> **Excerpted records**:
======
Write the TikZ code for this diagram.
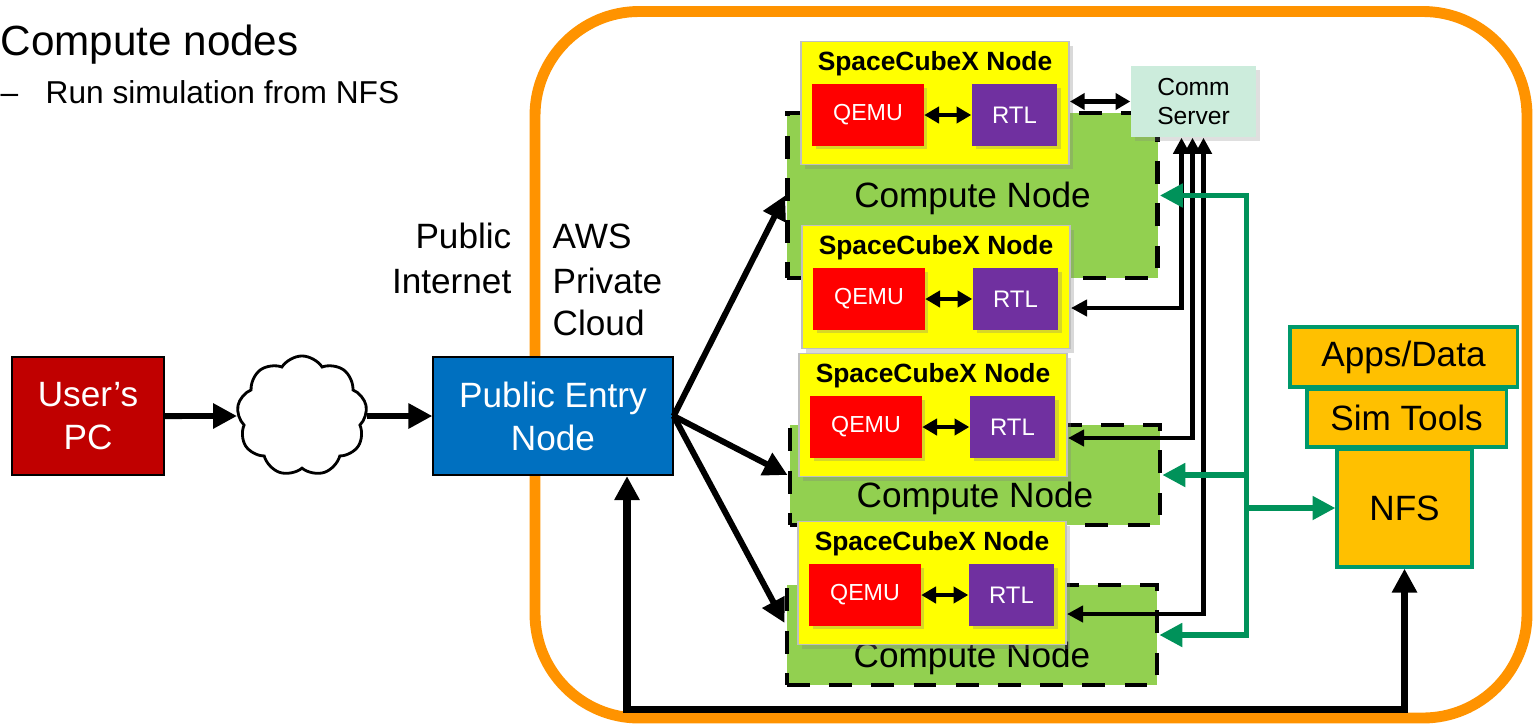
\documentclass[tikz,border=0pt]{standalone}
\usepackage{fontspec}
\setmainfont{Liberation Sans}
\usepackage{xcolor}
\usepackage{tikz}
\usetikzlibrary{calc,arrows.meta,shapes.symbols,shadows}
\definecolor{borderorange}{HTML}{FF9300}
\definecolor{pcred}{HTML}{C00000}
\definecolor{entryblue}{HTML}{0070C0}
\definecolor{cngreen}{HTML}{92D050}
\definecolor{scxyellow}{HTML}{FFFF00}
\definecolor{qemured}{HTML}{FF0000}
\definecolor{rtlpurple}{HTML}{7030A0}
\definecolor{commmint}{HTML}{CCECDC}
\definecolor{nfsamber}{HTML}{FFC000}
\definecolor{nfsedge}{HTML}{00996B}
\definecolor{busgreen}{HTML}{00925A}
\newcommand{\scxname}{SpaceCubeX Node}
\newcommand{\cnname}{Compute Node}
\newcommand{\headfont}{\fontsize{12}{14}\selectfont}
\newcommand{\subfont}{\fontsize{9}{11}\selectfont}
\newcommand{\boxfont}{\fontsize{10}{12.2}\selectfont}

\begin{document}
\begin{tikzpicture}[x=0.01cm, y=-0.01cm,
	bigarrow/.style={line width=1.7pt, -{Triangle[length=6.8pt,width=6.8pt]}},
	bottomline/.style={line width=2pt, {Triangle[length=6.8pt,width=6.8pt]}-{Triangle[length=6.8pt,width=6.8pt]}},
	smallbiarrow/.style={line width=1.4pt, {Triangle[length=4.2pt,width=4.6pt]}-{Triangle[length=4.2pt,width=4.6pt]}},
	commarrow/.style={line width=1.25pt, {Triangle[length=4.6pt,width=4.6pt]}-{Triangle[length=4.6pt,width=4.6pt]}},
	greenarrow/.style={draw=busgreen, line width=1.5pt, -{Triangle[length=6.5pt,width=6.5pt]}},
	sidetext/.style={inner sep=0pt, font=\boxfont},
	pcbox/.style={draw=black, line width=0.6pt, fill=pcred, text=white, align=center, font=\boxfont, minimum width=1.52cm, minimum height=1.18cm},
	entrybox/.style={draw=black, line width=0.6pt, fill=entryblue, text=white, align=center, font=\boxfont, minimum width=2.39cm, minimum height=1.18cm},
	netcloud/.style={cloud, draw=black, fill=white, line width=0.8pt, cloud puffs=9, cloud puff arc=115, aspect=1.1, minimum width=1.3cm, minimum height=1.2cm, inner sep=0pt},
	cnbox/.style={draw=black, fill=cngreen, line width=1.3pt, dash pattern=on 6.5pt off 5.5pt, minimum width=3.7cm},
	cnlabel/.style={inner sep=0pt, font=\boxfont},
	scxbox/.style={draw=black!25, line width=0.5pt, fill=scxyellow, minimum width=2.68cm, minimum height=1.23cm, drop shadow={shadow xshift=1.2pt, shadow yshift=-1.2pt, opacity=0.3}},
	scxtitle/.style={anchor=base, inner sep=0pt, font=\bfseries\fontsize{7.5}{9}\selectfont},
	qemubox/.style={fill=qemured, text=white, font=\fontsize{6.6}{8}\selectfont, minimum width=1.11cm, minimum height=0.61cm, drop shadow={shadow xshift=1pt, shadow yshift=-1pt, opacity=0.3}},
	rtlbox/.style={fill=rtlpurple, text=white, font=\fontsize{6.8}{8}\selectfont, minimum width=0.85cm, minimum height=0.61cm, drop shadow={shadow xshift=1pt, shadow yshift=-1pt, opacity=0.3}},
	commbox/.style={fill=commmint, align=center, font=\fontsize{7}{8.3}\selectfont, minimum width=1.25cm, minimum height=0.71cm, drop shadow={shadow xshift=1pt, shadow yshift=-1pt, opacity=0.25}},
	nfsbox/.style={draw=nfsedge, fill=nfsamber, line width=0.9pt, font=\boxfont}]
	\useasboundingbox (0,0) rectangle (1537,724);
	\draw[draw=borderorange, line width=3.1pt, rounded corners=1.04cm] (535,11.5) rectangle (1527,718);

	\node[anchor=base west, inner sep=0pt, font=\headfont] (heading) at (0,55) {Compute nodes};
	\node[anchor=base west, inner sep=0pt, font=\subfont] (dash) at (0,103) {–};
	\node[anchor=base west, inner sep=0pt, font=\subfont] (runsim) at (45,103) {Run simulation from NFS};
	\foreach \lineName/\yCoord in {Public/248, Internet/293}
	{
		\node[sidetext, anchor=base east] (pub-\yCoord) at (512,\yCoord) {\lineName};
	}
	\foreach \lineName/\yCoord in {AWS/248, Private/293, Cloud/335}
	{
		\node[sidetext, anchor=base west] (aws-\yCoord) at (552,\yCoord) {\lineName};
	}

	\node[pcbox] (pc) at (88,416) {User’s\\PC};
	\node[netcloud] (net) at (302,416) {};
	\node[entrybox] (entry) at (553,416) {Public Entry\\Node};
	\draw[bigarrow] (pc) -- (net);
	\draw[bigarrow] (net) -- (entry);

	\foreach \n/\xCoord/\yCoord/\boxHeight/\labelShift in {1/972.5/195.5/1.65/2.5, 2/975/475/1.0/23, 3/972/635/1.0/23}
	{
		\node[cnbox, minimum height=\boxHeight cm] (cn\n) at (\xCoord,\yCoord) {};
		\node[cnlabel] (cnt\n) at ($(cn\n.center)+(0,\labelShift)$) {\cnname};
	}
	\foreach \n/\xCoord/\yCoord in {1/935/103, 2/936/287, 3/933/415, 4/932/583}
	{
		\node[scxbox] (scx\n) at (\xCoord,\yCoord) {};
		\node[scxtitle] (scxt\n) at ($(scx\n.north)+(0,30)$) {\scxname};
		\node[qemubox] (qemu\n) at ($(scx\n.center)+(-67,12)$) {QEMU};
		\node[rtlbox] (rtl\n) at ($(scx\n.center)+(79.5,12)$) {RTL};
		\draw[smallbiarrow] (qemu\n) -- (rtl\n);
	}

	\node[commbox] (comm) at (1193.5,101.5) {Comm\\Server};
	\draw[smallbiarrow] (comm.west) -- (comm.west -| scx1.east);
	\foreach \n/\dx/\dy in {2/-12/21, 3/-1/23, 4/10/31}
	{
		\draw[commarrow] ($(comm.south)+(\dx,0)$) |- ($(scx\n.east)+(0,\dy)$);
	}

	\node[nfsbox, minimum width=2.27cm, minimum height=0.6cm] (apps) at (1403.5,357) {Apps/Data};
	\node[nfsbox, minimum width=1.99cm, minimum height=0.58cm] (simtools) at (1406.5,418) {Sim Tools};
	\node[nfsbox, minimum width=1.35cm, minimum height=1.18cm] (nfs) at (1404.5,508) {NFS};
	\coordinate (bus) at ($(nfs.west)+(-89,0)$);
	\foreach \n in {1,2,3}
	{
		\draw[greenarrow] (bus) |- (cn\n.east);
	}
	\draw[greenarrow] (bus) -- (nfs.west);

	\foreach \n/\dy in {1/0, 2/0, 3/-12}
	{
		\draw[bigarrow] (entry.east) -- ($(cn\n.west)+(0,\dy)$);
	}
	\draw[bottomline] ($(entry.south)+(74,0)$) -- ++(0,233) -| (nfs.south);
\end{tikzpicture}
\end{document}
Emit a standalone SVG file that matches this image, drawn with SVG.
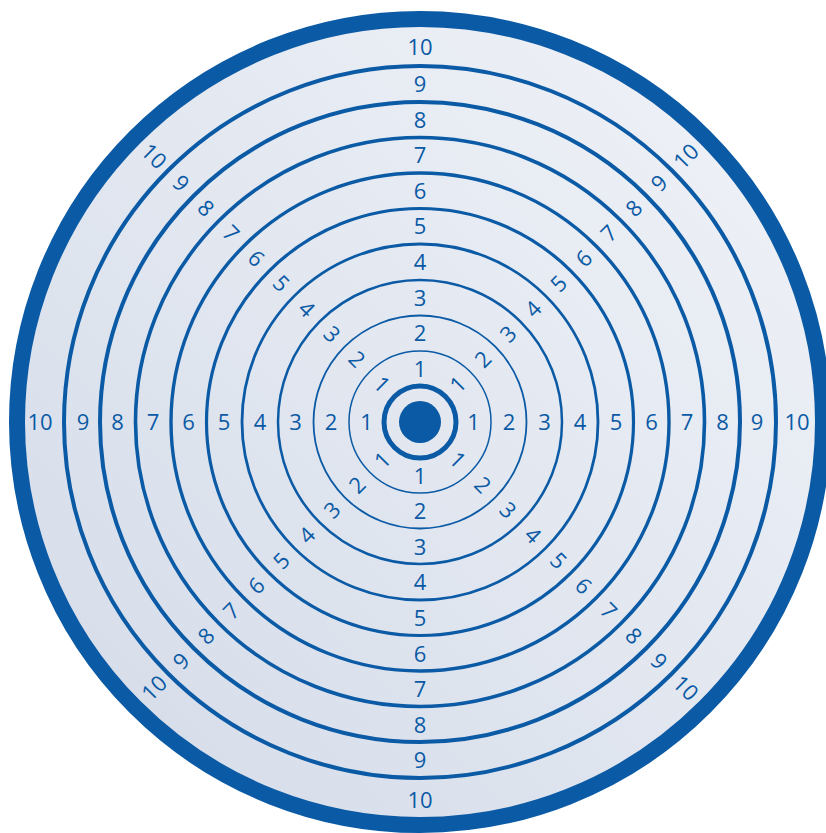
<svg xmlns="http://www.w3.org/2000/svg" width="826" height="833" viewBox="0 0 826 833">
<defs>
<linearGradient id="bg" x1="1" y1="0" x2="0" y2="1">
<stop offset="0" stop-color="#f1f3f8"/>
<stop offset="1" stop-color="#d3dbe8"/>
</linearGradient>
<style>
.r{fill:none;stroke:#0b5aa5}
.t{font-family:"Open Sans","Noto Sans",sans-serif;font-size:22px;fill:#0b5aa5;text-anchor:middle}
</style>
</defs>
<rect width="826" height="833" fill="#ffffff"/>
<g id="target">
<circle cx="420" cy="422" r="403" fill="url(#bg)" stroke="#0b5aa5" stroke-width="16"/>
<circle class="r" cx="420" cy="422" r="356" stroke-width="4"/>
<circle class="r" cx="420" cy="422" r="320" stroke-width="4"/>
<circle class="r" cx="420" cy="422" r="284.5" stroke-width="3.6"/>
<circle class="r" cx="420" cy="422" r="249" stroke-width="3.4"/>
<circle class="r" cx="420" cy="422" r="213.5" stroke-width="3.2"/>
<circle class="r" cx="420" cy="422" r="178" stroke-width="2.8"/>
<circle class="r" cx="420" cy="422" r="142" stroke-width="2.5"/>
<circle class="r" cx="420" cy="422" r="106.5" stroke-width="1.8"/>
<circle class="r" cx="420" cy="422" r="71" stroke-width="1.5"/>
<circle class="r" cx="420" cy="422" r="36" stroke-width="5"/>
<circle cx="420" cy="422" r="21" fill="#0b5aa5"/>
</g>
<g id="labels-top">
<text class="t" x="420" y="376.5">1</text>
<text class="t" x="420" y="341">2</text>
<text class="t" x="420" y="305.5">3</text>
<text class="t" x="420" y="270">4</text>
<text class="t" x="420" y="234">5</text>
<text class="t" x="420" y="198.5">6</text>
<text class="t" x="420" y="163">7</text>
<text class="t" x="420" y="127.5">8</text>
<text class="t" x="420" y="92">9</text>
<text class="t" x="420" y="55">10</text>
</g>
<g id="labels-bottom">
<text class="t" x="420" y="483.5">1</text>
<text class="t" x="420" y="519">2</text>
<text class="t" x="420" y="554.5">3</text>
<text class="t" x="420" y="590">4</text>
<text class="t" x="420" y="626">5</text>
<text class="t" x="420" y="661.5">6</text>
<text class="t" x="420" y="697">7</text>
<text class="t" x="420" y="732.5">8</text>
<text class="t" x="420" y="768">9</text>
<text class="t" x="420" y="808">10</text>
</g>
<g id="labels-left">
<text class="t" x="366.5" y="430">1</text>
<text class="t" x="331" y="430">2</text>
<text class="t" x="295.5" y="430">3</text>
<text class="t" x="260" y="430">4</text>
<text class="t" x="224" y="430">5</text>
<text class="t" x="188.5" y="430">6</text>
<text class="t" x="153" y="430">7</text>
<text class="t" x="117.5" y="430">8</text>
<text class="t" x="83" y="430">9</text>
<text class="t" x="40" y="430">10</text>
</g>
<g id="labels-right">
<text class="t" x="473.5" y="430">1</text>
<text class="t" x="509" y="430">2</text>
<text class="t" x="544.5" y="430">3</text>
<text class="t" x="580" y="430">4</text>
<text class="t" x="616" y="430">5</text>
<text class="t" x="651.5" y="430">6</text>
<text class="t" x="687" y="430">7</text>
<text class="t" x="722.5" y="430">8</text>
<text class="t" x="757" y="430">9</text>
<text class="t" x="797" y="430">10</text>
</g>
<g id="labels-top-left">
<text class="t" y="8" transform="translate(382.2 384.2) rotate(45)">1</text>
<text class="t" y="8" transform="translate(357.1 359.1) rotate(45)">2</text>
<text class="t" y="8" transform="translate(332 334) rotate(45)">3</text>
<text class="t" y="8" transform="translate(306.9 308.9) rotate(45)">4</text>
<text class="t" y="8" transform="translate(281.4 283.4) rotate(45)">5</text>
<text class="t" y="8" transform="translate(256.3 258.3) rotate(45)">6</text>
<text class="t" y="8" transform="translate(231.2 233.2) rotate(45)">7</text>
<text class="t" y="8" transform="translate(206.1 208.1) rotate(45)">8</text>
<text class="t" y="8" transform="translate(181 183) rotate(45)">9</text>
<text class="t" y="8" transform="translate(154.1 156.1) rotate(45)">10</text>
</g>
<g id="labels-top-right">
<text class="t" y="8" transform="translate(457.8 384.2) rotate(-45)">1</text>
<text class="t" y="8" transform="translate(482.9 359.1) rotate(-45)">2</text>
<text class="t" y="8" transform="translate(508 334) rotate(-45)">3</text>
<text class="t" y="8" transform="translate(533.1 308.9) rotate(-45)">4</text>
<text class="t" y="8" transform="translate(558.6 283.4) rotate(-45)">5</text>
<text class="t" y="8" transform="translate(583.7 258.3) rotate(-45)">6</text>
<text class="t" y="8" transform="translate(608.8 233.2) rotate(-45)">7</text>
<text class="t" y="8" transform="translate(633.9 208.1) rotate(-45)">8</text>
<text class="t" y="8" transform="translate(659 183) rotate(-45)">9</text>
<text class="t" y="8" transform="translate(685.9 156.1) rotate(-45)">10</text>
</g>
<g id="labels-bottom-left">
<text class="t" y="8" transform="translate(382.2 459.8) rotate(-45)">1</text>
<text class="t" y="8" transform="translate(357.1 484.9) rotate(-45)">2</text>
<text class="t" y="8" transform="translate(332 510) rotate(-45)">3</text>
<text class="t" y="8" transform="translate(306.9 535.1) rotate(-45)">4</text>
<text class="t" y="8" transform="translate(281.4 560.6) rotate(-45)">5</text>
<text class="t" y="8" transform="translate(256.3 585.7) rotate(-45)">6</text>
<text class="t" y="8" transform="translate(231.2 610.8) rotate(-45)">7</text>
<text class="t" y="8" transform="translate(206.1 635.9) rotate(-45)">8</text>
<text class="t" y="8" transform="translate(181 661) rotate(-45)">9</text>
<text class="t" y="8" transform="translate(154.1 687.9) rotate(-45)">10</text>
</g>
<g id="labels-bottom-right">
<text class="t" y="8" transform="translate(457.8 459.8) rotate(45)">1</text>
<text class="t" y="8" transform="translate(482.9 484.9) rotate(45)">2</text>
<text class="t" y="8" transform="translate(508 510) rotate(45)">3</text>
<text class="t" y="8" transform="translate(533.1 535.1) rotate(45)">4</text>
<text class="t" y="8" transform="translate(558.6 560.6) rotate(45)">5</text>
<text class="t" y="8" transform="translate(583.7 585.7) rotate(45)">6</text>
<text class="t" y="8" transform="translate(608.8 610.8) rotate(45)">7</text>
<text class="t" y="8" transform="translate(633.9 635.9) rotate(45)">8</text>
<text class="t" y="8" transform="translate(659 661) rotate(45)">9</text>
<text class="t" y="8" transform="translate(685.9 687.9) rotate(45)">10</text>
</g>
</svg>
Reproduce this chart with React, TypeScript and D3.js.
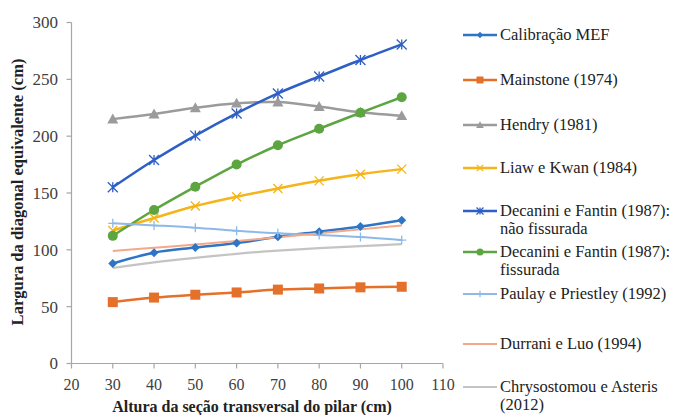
======
> **Set exercise**: Copy every line from the records above that contains the word "with".

> **Complete answer**:
Emit a standalone SVG file that matches this image, drawn with SVG.
Reproduce this chart with React, TypeScript and D3.js.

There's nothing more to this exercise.